Abstract
There is considerable interest in developing computational models capable of detecting rare disease patients in population-scale databases such as electronic health records (EHRs). Deriving these models is challenging for several reasons, perhaps the most daunting being the limited number of already-diagnosed, ‘labeled’ patients from which to learn. We overcome this obstacle with a novel lightly-supervised algorithm that leverages unlabeled and/or unreliably-labeled patient data – which is typically plentiful – to facilitate model induction. Importantly, we prove the algorithm is safe: adding unlabeled/unreliably-labeled data to the learning procedure produces models which are usually more accurate, and guaranteed never to be less accurate, than models learned from reliably-labeled data alone. The proposed method is shown to substantially outperform state-of-the-art models in patient-finding experiments involving two different rare diseases and a country-scale EHR database. Additionally, we demonstrate feasibility of transforming high-performance models generated through light supervision into simpler models which, while still accurate, are readily-interpretable by non-experts.
Competing Interest Statement
The authors are shareholders in Volv Global.
Funding Statement
Volv Global provided support for the research and studies reported in the submitted manuscript.
Author Declarations
I confirm all relevant ethical guidelines have been followed, and any necessary IRB and/or ethics committee approvals have been obtained.
Yes
The details of the IRB/oversight body that provided approval or exemption for the research described are given below:
The use of the PHARMO data is controlled by the independent Compliance Committee STIZON/PHARMO Institute. All decisions of the Compliance Committee STIZON/PHARMO Institute are based on the applicable legislation in the Netherlands, e.g. the Personal Data Protection Act and the Medical Treatment Contract Act. Within this legal framework, the Code of Conduct 'Use of Data in Health Research' is an important document for the interpretation of the use of this kind of data for scientific research in the Netherlands, and is approved by the Dutch Data Protection Authority.
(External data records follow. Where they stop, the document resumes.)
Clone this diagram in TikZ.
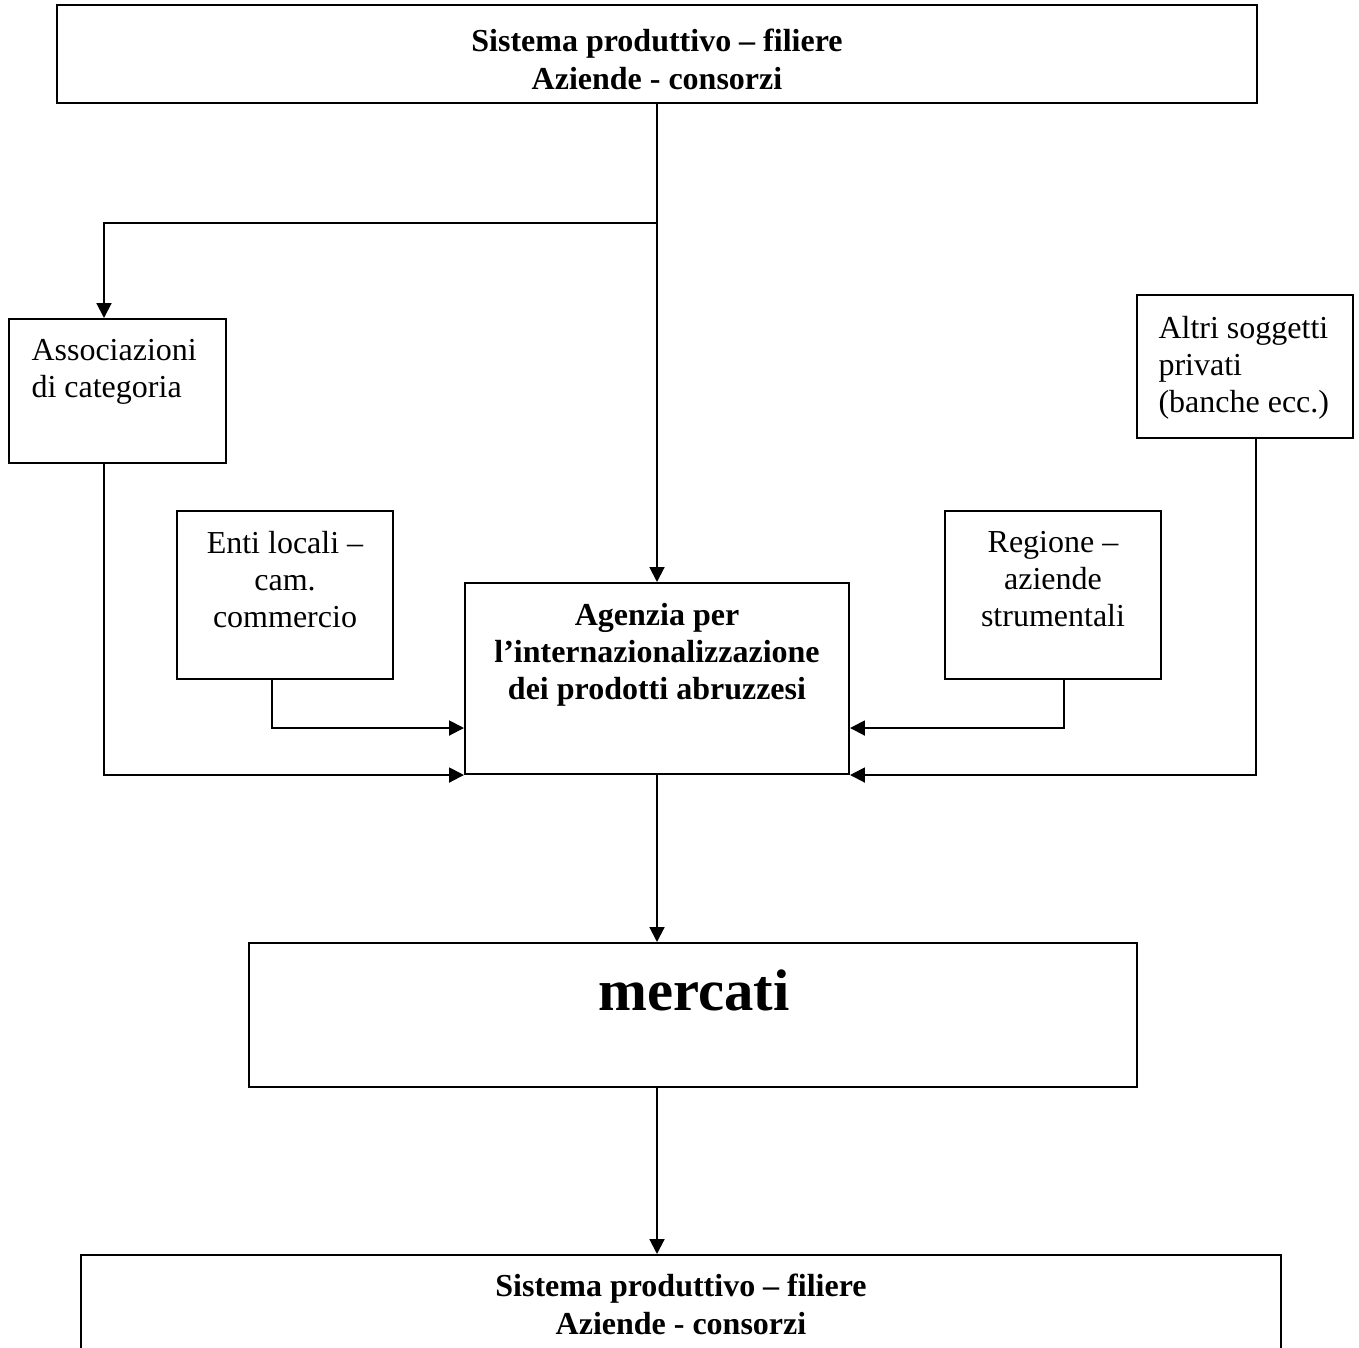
\documentclass[tikz,border=0pt]{standalone}
\usepackage{fontspec}
\setmainfont{Liberation Serif}
\usetikzlibrary{arrows.meta,fit,calc}
\begin{document}
\begin{tikzpicture}[x=0.375pt,y=-0.375pt,
  box/.style={draw,line width=0.75pt,inner sep=0pt},
  arr/.style={line width=0.75pt,-{Triangle[length=5.6pt,width=5.6pt]}},
  txt/.style={inner sep=0pt,font=\fontsize{12}{13.9}\selectfont},
  btxt/.style={inner sep=0pt,font=\fontsize{12}{14.5}\selectfont\bfseries}]
\useasboundingbox[fill=white] (0,0) rectangle (1359,1347);
% boxes
\node[box,fit={(57,5) (1257,103)}] (top) {};
\node[box,fit={(9,319) (226,463)}] (assoc) {};
\node[box,fit={(177,511) (393,679)}] (enti) {};
\node[box,fit={(465,583) (849,774)}] (agz) {};
\node[box,fit={(945,511) (1161,679)}] (reg) {};
\node[box,fit={(1137,295) (1353,438)}] (altri) {};
\node[box,fit={(249,943) (1137,1087)}] (merc) {};
\node[box,fit={(81,1255) (1281,1420)}] (bot) {};
% texts
\node[btxt,align=center,anchor=north] (toptxt) at (657,28) {Sistema produttivo – filiere\\Aziende - consorzi};
\node[txt,align=left,anchor=north west] (assoctxt) at (31,339) {Associazioni\\di categoria};
\node[txt,align=center,anchor=north] (entitxt) at (285,531) {Enti locali –\\cam.\\commercio};
\node[btxt,align=center,anchor=north,font=\fontsize{12}{13.9}\selectfont\bfseries] (agztxt) at (657,603) {Agenzia per\\l’internazionalizzazione\\dei prodotti abruzzesi};
\node[txt,align=center,anchor=north] (regtxt) at (1053,531) {Regione –\\aziende\\strumentali};
\node[txt,align=left,anchor=north west] (altritxt) at (1158,316) {Altri soggetti\\privati\\(banche ecc.)};
\node[inner sep=0pt,font=\fontsize{22}{26}\selectfont\bfseries,anchor=base] (merctxt) at (694,1010) {mercati};
\node[btxt,align=center,anchor=north] (bottxt) at (681,1273) {Sistema produttivo – filiere\\Aziende - consorzi};
% connectors
\draw[arr] (top.south) -- (agz.north);
\coordinate (br) at ($(top.south)+(0,119)$);
\draw[arr] (br) -| ($(assoc.north west)+(96,0)$);
\draw[arr] ($(assoc.south west)+(96,0)$) |- (agz.south west);
\draw[arr] ($(enti.south west)+(96,0)$) |- ($(agz.south west)+(0,-47)$);
\draw[arr] ($(reg.south west)+(120,0)$) |- ($(agz.south east)+(0,-47)$);
\draw[arr] ($(altri.south west)+(120,0)$) |- (agz.south east);
\draw[arr] (agz.south) -- (merc.north -| agz.south);
\draw[arr] (merc.south -| agz.south) -- (bot.north -| agz.south);
\end{tikzpicture}
\end{document}
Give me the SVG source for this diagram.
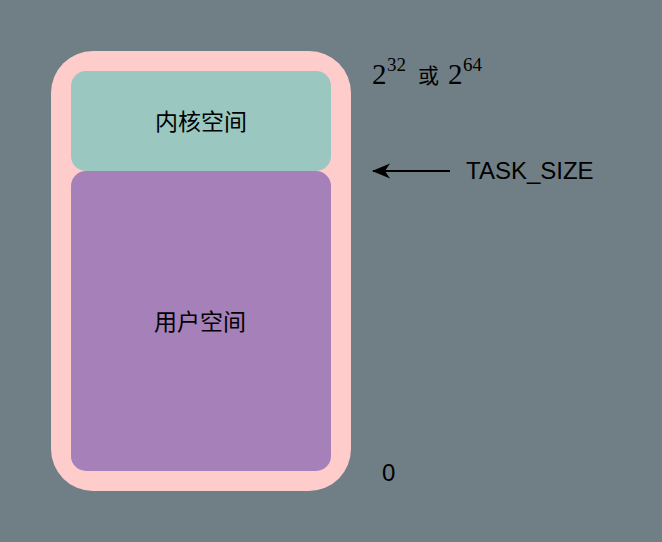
<svg xmlns="http://www.w3.org/2000/svg" width="662" height="542" viewBox="0 0 662 542">
  <defs>
    <style>
      .cjk { font-family: "Noto Sans CJK SC", "Noto Sans", sans-serif; fill: #000; }
      .lbl { font-family: "Liberation Sans", Arial, sans-serif; fill: #000; }
      .math { font-family: "Liberation Serif", "DejaVu Serif", serif; fill: #000; }
    </style>
    <marker id="arrow" viewBox="0 0 18 16" refX="17" refY="8" markerWidth="18" markerHeight="16" markerUnits="userSpaceOnUse" orient="auto">
      <path d="M18,8 L0,0.5 L5,8 L0,15.5 Z" fill="#000"/>
    </marker>
  </defs>
  <rect x="0" y="0" width="662" height="542" fill="#707f86"/>
  <g id="container">
    <rect x="51" y="51" width="300" height="440" rx="42" ry="42" fill="#ffcccc"/>
  </g>
  <g id="kernel-space">
    <rect x="71" y="71" width="260" height="100" rx="15" ry="15" fill="#9ac7bf"/>
    <text class="cjk" x="201" y="130" font-size="23" text-anchor="middle">内核空间</text>
  </g>
  <g id="user-space">
    <rect x="71" y="171" width="260" height="300" rx="15" ry="15" fill="#a680b8"/>
    <text class="cjk" x="200" y="330" font-size="23" text-anchor="middle">用户空间</text>
  </g>
  <g id="top-label">
    <text class="math" x="372" y="84" font-size="29">2</text>
    <text class="math" x="387" y="71" font-size="19">32</text>
    <text class="cjk" x="418" y="83" font-size="21">或</text>
    <text class="math" x="448" y="84" font-size="29">2</text>
    <text class="math" x="463" y="71" font-size="19">64</text>
  </g>
  <g id="task-size-label">
    <text class="lbl" x="466" y="179" font-size="24">TASK_SIZE</text>
  </g>
  <g id="zero-label">
    <text class="lbl" x="382" y="481" font-size="24">0</text>
  </g>
  <g id="connectors">
    <line x1="450" y1="171" x2="373" y2="171" stroke="#000" stroke-width="2" marker-end="url(#arrow)"/>
  </g>
</svg>
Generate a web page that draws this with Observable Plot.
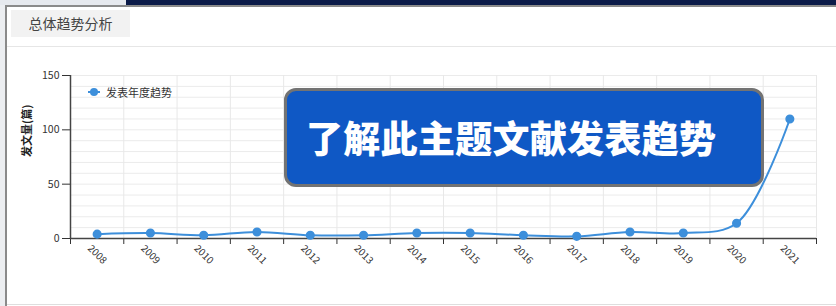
<!DOCTYPE html>
<html>
<head>
<meta charset="utf-8">
<script src="https://cdn.jsdelivr.net/npm/d3@7"></script>
<script src="https://cdn.jsdelivr.net/npm/@observablehq/plot@0.6"></script>
<style>
  html, body { margin: 0; padding: 0; background: #fff; width: 836px; height: 306px; overflow: hidden; font-family: "Noto Sans CJK SC", "Noto Sans", sans-serif; }
  .abs { position: absolute; }
  #chart { position: absolute; left: 0; top: 0; }
</style>
</head>
<body>
<div class="abs" style="left:0;top:0;width:126px;height:5px;background:#e6e9ee;"></div>
<div class="abs" style="left:126px;top:0;width:710px;height:5px;background:#0b1a48;"></div>
<div class="abs" style="left:0;top:5px;width:5px;height:301px;background:#eceef1;"></div>
<div class="abs" style="left:5px;top:5px;width:831px;height:2px;background:#8a8a8a;"></div>
<div class="abs" style="left:5px;top:5px;width:2px;height:301px;background:#8a8a8a;"></div>
<div class="abs" style="left:11px;top:10px;width:119px;height:27px;background:#f2f2f2;color:#444;font-size:14px;line-height:27px;text-align:center;">总体趋势分析</div>
<div class="abs" style="left:7px;top:46px;width:829px;height:1px;background:#e6e6e6;"></div>
<div class="abs" style="left:7px;top:304px;width:829px;height:1px;background:#dedede;"></div>
<div id="chart"></div>
<div class="abs" style="left:88px;top:86px;width:12px;height:12px;">
  <div class="abs" style="left:0;top:5px;width:12px;height:2px;background:#3d8fdb;"></div>
  <div class="abs" style="left:2px;top:2px;width:8px;height:8px;border-radius:50%;background:#3d8fdb;"></div>
</div>
<div class="abs" style="left:106px;top:84px;font-size:11px;color:#333;line-height:16px;">发表年度趋势</div>
<div class="abs" style="left:284px;top:88px;width:474px;height:93px;background:#0f58c5;border:3px solid #737373;border-radius:12px;"></div>
<div class="abs" style="left:306px;top:112px;font-size:37px;font-weight:900;color:#fff;line-height:50px;white-space:nowrap;letter-spacing:0.3px;">了解此主题文献发表趋势</div>
<script>
const years = [2008, 2009, 2010, 2011, 2012, 2013, 2014, 2015, 2016, 2017, 2018, 2019, 2020, 2021];
const counts = [4, 5, 3, 6, 3, 3, 5, 5, 3, 2, 6, 5, 14, 110];
const yTicks = [0, 50, 100, 150];
const yMinorGrid = d3.range(0, 151, 10);
const bandEdges = d3.range(2007.5, 2022, 1);

const data = years.map((y, i) => ({year: y, count: counts[i]}));
const blue = "#3d8fdb";

const chart = Plot.plot({
  width: 836,
  height: 306,
  marginLeft: 70,
  marginRight: 20,
  marginTop: 75,
  marginBottom: 68,
  style: {background: "transparent", fontFamily: "'Noto Sans CJK SC', 'Noto Sans', sans-serif", fontSize: "10.5px", color: "#333", overflow: "visible"},
  x: {domain: [2007.5, 2021.5], ticks: bandEdges, tickFormat: () => "", tickSize: 6, label: null},
  y: {domain: [0, 150], ticks: yTicks, tickSize: 8, tickPadding: 3, label: null},
  marks: [
    Plot.ruleY(yMinorGrid, {stroke: "#ebebeb", strokeWidth: 1}),
    Plot.ruleX(bandEdges, {y1: 0, y2: 150, stroke: "#e8e8e8", strokeWidth: 1}),
    Plot.ruleY([0], {stroke: "#444", strokeWidth: 1.5}),
    Plot.ruleX([2007.5], {y1: 0, y2: 150, stroke: "#444", strokeWidth: 1.5}),
    Plot.line(data, {x: "year", y: "count", stroke: blue, strokeWidth: 2, curve: "catmull-rom"}),
    Plot.dot(data, {x: "year", y: "count", r: 3.8, fill: blue, stroke: blue}),
    Plot.text(years, {x: d => d, y: () => 0, text: d => String(d), rotate: 45, dy: 16, fontSize: 10, fill: "#333"}),
    Plot.text(["发文量(篇)"], {frameAnchor: "left", rotate: -90, dx: -43, fontWeight: "bold", fontSize: 11, fill: "#222"})
  ]
});
document.getElementById("chart").appendChild(chart);
</script>
</body>
</html>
All necessary patient/participant consent has been obtained and the appropriate institutional forms have been archived.
Yes
I understand that all clinical trials and any other prospective interventional studies must be registered with an ICMJE-approved registry, such as ClinicalTrials.gov. I confirm that any such study reported in the manuscript has been registered and the trial registration ID is provided (note: if posting a prospective study registered retrospectively, please provide a statement in the trial ID field explaining why the study was not registered in advance).
Yes
I have followed all appropriate research reporting guidelines and uploaded the relevant EQUATOR Network research reporting checklist(s) and other pertinent material as supplementary files, if applicable.
Yes
Data Availability
The electronic health record data used in this work is protected by Dutch Privacy Regulations, and cannot be made publically available.